Updated size for X,y,m,theta
(100, 3) ----> X
(100, 1) -----> y
100 ----> m
(3, 1) ----> theta
This is how I initialize X,y,m:
data = pd.read_csv('ex2data1.txt', sep=",", header=None)
data.columns = ['x1', 'x2', 'y']
x1 = data.iloc[:, 0].values[:, None]
x2 = data.iloc[:, 1].values[:, None]
y = data.iloc[:, 2].values[:, None]
# join x1 and x2 to make one array of X
X = np.concatenate((x1, x2), axis=1)
m, n = X.shape
ex2data1.txt:
34.62365962451697,78.0246928153624,0
30.28671076822607,43.89499752400101,0
35.84740876993872,72.90219802708364,0
.....
If it helps, I am trying to re-code one of the homework assignments for the Coursera's ML course by Andrew Ng in python
Finally, I figured out what the problem in my initial program was.
My 'y' was (100, 1) and the fmin_cg expects (100, ). Once I flattened my 'y' it no longer threw the initial error. But, the optimization wasn't working still.
Warning: Desired error not necessarily achieved due to precision loss.
Current function value: 0.693147
Iterations: 0
Function evaluations: 43
Gradient evaluations: 41
This was the same as what I achieved without optimization.
I figured out the way to optimize this was to use the 'Nelder-Mead' method. I followed this answer: scipy is not optimizing and returns "Desired error not necessarily achieved due to precision loss"
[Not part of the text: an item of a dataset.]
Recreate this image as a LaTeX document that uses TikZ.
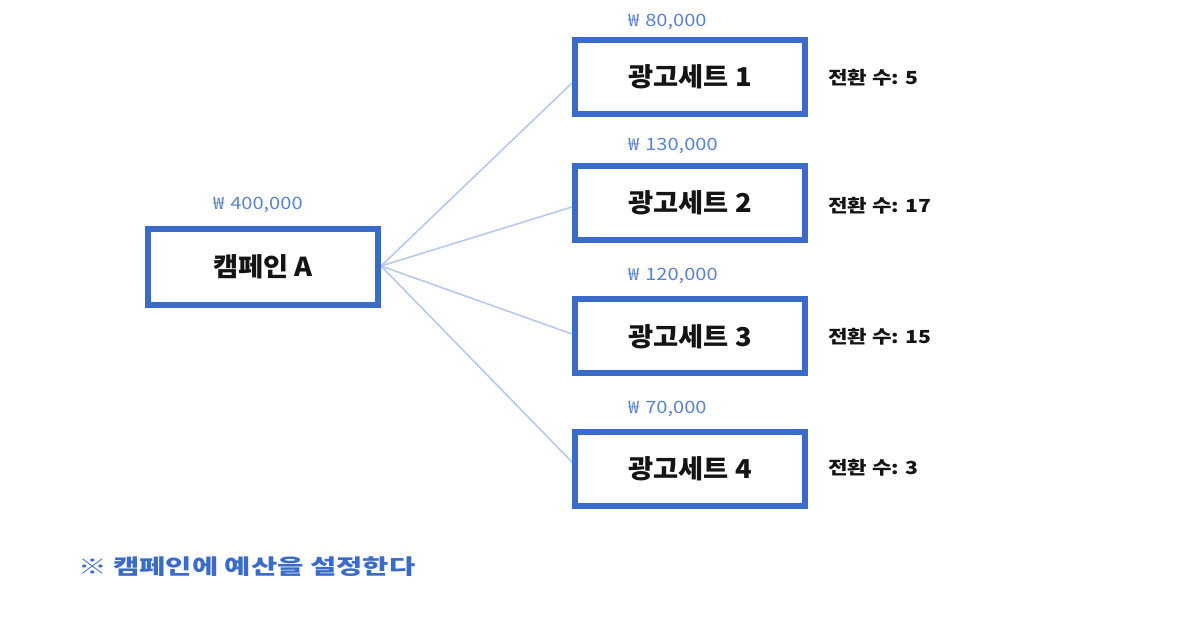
\documentclass[tikz,border=0pt]{standalone}
\usepackage{fontspec}
\setmainfont{Noto Sans CJK KR}
\newfontfamily\krwide[FakeStretch=1.36]{Noto Sans CJK KR}
\newfontfamily\krmid[FakeStretch=1.18]{Noto Sans CJK KR}
\newfontfamily\krbox[FakeStretch=1.05]{Noto Sans CJK KR}
\usetikzlibrary{backgrounds}
\definecolor{boxblue}{HTML}{3A6BC8}
\definecolor{lineblue}{HTML}{B7CAEE}
\definecolor{budgetblue}{HTML}{5A82D2}
\definecolor{txt}{HTML}{141414}
\tikzset{
  setbox/.style={draw=boxblue, line width=6pt, fill=white, minimum width=230pt, minimum height=74pt, inner sep=0pt, text=txt, font=\krbox\fontsize{26}{28}\selectfont\bfseries},
  budget/.style={anchor=west, inner sep=0pt, text=budgetblue, font=\krmid\fontsize{17}{19}\selectfont},
  conv/.style={anchor=west, inner sep=0pt, text=txt, font=\krmid\fontsize{18}{20}\selectfont\bfseries},
  link/.style={draw=lineblue, line width=1.6pt}
}
\begin{document}
\begin{tikzpicture}[x=1pt,y=-1pt]
\useasboundingbox (0,0) rectangle (1200,628);
\node[setbox, minimum height=76pt] (camp) at (263,267) {캠페인 A};
\node[setbox] (s1) at (690,77) {광고세트 1};
\node[setbox] (s2) at (690,203) {광고세트 2};
\node[setbox] (s3) at (690,336.5) {광고세트 3};
\node[setbox] (s4) at (690,468.5) {광고세트 4};
\node[budget] (bc) at (213,205) {₩\hspace{0.35em}400,000};
\node[budget] (b1) at (628,22) {₩\hspace{0.35em}80,000};
\node[budget] (b2) at (628,146) {₩\hspace{0.35em}130,000};
\node[budget] (b3) at (628,276) {₩\hspace{0.35em}120,000};
\node[budget] (b4) at (628,409) {₩\hspace{0.35em}70,000};
\node[conv] (c1) at (828,78) {전환 수: 5};
\node[conv] (c2) at (828,206) {전환 수: 17};
\node[conv] (c3) at (828,337) {전환 수: 15};
\node[conv] (c4) at (828,468) {전환 수: 3};
\coordinate (o) at ([yshift=1pt]camp.east);
\begin{scope}[on background layer]
\fill[white] (0,0) rectangle (1200,628);
\draw[link] (o) -- ([yshift=-6pt]s1.west);
\draw[link] (o) -- ([yshift=-4pt]s2.west);
\draw[link] (o) -- ([yshift=2.5pt]s3.west);
\draw[link] (o) -- ([yshift=6.5pt]s4.west);
\end{scope}
\node[anchor=west, inner sep=0pt, text=boxblue, font=\krwide\fontsize{21}{23}\selectfont\bfseries] (note) at (78,567) {※ 캠페인에 예산을 설정한다};
\end{tikzpicture}
\end{document}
Result = op.minimize(fun = costFn,
x0 = initial_theta,
args = (X, y, m),
method = 'Nelder-Mead',
options={'disp': True})#,
#jac = grad)
This method doesn't need a 'jacobian'.
I got the results I was looking for,
Optimization terminated successfully.
Current function value: 0.203498
Iterations: 157
Function evaluations: 287
Well, since I don't know exactly how your initializing m, X, y, and theta I had to make some assumptions. Hopefully my answer is relevant:
import numpy as np
from scipy.optimize import fmin_cg
from scipy.special import expit
def costFn(theta, X, y, m):
# expit is the same as sigmoid, but faster
h = expit(X.dot(theta))
# instead of 1/m, I take the mean
J = np.mean((-(y * np.log(h))) - ((1-y) * np.log(1-h)))
return J #should be a scalar
def grad(theta, X, y, m):
h = expit(X.dot(theta))
J = np.mean((-(y * np.log(h))) - ((1-y) * np.log(1-h)))
gg = (X.T.dot(h-y))
return gg.flatten()
# initialize matrices
X = np.random.randn(100,3)
y = np.random.randn(100,) #this apparently needs to be a 1-d vector
m = np.ones((3,)) # not using m, used np.mean for a weighted sum (see ali_m's comment)
theta = np.ones((3,1))
xopt = fmin_cg(costFn, fprime=grad, x0=theta, args=(X, y, m), maxiter=400, disp=True, full_output=True )
While the code runs, I don't know enough about your problem to know if this is what you're looking for. But hopefully this can help you understand the problem better. One way to check your answer is to call fmin_cg with fprime=None and see how the answers compare.